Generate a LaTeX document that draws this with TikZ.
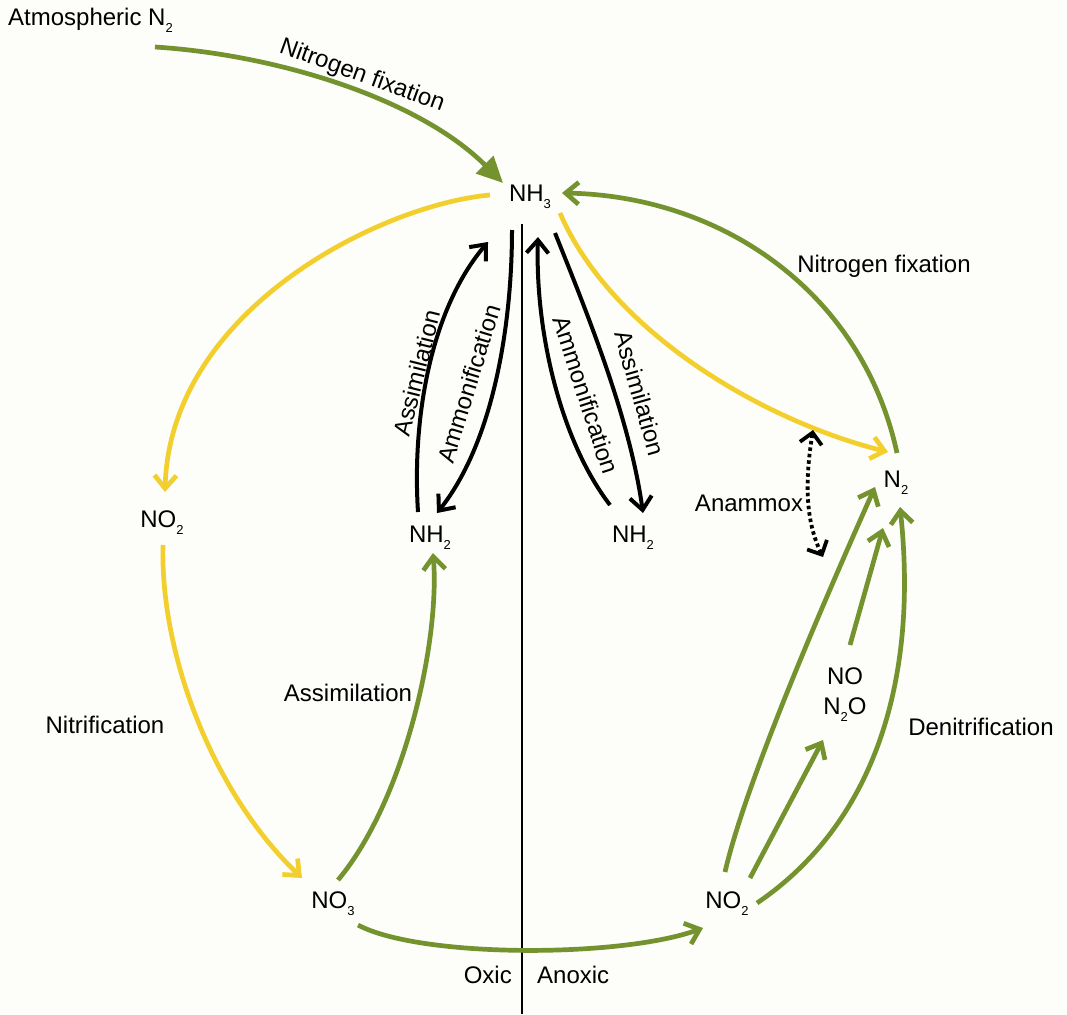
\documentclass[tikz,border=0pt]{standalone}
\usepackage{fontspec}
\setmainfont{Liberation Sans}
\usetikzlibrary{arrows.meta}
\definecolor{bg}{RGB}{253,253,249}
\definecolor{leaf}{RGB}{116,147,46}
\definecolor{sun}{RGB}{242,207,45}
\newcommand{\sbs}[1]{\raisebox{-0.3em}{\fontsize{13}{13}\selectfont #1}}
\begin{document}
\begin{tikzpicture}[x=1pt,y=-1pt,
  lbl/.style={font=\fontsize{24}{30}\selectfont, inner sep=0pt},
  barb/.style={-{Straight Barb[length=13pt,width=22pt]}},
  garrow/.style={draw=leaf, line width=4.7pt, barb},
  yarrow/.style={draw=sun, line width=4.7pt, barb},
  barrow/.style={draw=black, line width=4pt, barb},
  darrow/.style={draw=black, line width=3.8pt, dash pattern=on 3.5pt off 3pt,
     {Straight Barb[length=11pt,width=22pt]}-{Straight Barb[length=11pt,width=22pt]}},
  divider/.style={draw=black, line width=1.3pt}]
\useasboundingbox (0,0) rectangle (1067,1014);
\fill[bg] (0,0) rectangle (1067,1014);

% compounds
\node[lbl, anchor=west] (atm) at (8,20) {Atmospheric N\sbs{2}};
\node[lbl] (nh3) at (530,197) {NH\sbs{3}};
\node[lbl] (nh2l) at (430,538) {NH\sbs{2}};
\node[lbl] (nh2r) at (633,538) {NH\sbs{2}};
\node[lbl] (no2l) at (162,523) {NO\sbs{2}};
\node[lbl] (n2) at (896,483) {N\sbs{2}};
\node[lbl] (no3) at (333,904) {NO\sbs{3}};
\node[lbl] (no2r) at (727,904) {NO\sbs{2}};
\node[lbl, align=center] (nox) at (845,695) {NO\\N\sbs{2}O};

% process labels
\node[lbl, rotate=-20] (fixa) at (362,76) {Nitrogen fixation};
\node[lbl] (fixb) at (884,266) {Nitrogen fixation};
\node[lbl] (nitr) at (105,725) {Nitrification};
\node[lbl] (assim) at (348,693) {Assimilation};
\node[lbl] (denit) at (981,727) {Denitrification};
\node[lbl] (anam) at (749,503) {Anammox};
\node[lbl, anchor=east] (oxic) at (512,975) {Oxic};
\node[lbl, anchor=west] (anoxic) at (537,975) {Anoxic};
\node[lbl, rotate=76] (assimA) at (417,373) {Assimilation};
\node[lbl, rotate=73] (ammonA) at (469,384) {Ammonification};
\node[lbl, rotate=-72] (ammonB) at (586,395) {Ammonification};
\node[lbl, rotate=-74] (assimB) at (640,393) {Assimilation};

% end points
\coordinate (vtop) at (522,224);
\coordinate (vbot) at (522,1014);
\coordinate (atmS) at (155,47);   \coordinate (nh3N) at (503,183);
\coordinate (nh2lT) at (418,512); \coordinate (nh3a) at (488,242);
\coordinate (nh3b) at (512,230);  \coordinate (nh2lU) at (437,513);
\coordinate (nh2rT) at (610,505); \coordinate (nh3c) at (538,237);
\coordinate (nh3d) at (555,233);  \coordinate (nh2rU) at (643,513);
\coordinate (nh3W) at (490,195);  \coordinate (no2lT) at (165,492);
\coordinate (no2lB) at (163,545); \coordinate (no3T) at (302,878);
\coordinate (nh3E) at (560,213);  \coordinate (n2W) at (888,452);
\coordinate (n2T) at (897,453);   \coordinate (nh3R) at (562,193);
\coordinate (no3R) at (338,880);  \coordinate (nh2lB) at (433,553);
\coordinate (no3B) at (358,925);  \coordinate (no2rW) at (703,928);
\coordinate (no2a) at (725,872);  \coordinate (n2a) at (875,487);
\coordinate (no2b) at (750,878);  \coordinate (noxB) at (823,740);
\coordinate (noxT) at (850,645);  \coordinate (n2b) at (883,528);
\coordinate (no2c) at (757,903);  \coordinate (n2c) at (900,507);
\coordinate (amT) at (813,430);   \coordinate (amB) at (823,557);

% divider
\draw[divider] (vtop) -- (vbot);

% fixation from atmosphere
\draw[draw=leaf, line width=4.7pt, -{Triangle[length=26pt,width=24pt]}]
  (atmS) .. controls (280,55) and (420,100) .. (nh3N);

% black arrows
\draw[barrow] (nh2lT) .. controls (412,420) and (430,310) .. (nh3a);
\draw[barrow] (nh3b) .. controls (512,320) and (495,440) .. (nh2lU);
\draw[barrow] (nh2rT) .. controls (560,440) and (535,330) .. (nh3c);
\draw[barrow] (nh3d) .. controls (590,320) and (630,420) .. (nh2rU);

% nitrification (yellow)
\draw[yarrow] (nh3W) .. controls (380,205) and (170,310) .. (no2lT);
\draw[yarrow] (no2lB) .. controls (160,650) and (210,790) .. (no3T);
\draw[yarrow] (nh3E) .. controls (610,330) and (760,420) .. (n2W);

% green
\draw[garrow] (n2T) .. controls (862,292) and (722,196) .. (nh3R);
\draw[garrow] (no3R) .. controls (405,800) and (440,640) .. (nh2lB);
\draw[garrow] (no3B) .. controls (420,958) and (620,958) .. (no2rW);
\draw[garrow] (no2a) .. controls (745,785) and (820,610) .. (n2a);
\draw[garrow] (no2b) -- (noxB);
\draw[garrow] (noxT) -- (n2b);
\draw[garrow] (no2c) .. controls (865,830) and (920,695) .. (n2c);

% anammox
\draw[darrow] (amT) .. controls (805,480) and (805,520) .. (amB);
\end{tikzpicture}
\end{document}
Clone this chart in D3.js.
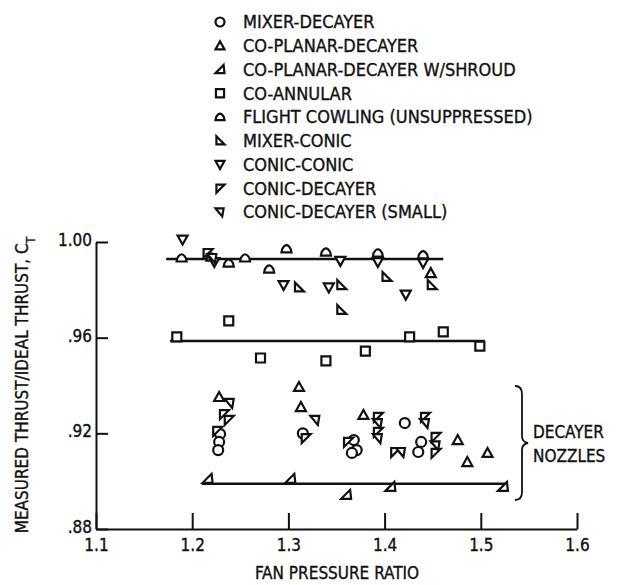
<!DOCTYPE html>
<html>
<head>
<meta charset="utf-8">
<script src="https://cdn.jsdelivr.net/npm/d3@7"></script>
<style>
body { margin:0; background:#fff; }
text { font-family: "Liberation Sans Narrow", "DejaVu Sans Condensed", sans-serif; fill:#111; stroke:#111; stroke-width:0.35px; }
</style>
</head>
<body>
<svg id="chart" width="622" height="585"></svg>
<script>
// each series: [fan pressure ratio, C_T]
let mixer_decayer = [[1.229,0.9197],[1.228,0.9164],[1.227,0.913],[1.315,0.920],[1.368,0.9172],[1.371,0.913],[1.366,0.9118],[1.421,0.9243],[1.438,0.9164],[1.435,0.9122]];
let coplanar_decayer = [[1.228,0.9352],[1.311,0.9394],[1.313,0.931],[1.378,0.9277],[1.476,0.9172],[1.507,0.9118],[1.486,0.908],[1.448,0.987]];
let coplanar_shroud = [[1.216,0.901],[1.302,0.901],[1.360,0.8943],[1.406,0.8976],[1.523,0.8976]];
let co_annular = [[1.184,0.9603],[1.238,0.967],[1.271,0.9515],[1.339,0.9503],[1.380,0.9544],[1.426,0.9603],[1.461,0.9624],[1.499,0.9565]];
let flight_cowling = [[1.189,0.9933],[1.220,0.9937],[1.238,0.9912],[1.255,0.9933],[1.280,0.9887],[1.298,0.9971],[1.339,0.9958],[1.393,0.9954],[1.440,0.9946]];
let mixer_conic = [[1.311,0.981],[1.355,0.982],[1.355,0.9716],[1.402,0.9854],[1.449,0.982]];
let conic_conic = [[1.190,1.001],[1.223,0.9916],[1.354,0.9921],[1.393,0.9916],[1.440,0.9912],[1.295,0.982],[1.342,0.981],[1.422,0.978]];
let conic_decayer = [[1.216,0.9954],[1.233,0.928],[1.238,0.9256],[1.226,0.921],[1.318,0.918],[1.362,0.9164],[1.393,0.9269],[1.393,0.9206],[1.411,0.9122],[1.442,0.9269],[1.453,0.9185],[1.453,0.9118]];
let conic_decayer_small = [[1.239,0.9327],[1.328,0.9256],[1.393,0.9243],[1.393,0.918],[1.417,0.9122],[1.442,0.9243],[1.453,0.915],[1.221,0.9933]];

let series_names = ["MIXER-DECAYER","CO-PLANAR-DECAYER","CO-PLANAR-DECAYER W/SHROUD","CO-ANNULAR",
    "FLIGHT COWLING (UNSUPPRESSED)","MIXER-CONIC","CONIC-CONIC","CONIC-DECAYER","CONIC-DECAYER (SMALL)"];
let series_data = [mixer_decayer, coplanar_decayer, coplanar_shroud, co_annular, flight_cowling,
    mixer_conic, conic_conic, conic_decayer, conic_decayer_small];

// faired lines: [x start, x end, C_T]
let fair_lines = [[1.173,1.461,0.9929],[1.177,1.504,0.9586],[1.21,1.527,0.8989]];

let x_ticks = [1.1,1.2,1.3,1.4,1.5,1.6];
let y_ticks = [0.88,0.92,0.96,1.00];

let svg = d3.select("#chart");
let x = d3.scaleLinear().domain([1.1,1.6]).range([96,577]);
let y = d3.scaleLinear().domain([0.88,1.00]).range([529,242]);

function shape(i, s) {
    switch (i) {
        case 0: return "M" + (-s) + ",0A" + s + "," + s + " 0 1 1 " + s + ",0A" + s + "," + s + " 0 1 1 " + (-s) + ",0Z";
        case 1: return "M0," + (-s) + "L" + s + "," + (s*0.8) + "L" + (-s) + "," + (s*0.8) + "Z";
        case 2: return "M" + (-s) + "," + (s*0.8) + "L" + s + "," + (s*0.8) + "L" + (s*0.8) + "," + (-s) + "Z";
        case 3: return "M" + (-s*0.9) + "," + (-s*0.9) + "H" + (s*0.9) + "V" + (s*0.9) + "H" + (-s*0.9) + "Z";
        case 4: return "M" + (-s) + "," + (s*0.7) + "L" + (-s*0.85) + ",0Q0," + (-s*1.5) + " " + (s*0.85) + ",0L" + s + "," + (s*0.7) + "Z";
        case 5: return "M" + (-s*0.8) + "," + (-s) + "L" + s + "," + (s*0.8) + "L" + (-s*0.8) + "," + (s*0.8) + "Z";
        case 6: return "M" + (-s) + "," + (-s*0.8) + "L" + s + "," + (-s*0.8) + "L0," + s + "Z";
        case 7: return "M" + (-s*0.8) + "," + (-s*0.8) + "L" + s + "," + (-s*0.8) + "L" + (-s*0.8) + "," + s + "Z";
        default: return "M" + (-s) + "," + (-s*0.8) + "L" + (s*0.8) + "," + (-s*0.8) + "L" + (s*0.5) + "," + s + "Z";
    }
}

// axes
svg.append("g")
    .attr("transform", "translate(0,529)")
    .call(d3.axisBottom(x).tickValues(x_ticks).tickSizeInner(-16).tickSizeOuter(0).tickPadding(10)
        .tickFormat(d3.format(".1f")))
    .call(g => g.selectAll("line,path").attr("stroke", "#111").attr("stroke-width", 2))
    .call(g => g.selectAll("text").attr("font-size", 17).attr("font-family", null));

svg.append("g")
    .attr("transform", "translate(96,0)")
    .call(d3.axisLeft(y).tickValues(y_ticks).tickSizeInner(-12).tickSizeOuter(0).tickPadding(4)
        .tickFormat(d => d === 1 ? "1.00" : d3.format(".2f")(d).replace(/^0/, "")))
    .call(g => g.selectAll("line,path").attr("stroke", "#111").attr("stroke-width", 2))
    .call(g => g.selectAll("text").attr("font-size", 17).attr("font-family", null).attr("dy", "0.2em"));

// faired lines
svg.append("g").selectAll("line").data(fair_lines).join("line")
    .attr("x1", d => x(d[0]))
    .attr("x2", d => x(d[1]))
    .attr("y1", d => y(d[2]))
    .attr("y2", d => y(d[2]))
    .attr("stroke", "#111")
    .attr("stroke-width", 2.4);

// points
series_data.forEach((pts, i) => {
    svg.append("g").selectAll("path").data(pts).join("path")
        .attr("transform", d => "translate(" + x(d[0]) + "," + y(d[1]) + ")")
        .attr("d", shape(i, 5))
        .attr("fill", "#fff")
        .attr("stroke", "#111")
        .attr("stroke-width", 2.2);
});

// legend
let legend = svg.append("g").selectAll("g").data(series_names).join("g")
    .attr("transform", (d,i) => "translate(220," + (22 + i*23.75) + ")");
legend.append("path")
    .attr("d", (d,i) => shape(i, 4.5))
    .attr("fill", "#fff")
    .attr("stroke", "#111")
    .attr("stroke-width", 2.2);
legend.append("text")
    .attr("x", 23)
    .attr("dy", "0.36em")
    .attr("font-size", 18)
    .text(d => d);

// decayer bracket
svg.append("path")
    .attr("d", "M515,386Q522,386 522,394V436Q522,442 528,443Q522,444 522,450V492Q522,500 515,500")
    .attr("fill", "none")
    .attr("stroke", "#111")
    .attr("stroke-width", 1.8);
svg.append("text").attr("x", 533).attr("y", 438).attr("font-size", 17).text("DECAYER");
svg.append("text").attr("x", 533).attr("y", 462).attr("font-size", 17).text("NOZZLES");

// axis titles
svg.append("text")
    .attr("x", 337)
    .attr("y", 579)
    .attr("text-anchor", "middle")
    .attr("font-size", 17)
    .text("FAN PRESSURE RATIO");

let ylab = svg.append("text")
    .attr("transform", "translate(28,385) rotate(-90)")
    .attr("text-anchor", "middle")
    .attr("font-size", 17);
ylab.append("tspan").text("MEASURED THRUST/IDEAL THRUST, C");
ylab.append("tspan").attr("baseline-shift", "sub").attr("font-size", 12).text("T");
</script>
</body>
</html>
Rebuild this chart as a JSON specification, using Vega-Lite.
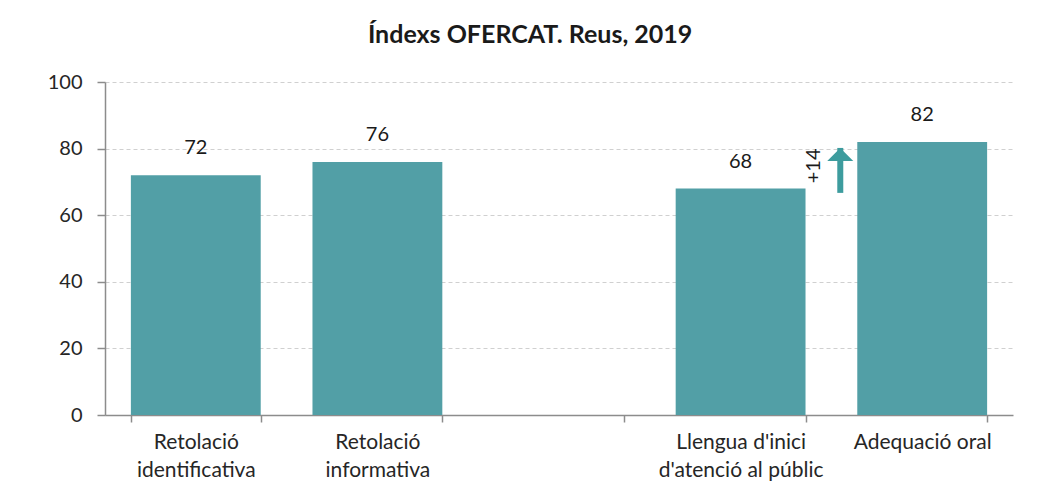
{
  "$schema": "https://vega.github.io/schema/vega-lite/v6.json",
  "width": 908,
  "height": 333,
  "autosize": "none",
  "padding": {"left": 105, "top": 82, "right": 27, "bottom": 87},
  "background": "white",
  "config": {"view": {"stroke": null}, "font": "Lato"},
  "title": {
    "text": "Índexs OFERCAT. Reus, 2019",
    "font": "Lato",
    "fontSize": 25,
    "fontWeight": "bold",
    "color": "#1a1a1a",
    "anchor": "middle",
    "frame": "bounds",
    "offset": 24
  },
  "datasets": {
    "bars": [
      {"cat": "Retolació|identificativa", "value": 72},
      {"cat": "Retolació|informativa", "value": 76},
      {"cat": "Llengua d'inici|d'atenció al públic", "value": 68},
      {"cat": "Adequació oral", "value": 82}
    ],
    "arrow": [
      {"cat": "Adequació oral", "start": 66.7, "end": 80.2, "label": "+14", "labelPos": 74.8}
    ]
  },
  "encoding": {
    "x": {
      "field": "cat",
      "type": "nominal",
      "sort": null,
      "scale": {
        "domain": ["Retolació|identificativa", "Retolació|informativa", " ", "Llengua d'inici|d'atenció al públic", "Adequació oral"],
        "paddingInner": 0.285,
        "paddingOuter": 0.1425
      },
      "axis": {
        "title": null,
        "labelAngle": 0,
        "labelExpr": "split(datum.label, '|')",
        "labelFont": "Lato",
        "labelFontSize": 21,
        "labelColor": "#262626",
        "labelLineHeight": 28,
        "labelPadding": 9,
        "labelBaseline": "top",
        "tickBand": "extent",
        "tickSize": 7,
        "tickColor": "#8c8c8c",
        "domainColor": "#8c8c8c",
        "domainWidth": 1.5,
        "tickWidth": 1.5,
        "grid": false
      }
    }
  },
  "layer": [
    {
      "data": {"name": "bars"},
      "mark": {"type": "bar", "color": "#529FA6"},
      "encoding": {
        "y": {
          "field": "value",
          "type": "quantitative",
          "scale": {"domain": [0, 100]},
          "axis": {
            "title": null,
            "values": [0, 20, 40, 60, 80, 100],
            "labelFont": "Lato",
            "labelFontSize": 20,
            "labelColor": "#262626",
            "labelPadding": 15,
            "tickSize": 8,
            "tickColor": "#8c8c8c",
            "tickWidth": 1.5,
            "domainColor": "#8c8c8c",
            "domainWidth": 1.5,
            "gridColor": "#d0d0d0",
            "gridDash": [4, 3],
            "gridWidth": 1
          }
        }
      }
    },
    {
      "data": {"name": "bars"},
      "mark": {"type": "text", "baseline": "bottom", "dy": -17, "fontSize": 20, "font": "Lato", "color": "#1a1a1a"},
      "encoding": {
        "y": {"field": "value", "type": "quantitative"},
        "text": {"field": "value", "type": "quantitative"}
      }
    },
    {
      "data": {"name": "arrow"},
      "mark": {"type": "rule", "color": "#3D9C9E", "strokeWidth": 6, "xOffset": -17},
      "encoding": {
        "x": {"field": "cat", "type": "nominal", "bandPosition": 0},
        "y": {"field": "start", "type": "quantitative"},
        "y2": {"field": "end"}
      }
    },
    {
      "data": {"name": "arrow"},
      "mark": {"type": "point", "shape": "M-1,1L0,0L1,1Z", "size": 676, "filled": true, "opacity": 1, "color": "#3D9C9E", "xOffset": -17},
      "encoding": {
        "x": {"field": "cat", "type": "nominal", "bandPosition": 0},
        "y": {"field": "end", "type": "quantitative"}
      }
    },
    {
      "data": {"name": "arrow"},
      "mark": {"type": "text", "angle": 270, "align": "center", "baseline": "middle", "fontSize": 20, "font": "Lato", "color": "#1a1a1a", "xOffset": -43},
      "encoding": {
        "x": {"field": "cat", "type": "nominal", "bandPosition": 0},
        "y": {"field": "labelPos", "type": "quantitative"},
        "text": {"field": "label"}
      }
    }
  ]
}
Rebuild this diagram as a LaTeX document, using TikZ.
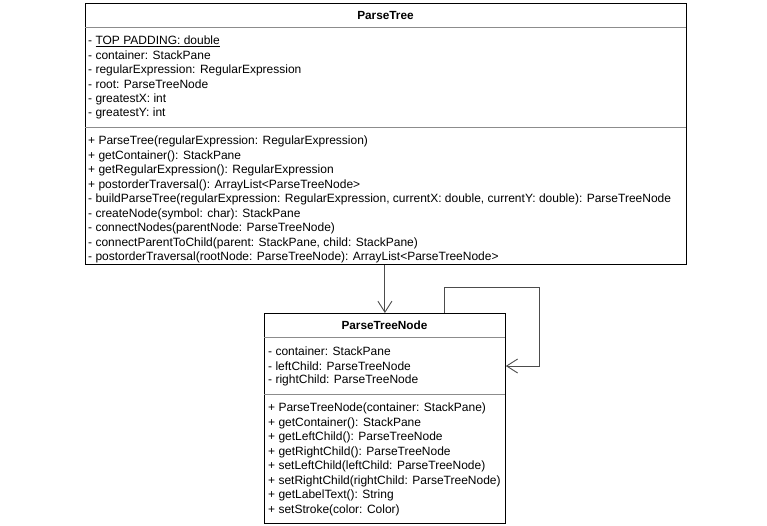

§ **TASK**: How many lines of the data hold the string "Rebuild"? Reply with the number alone.

§ **RESULT FOR THIS EXERCISE**: 2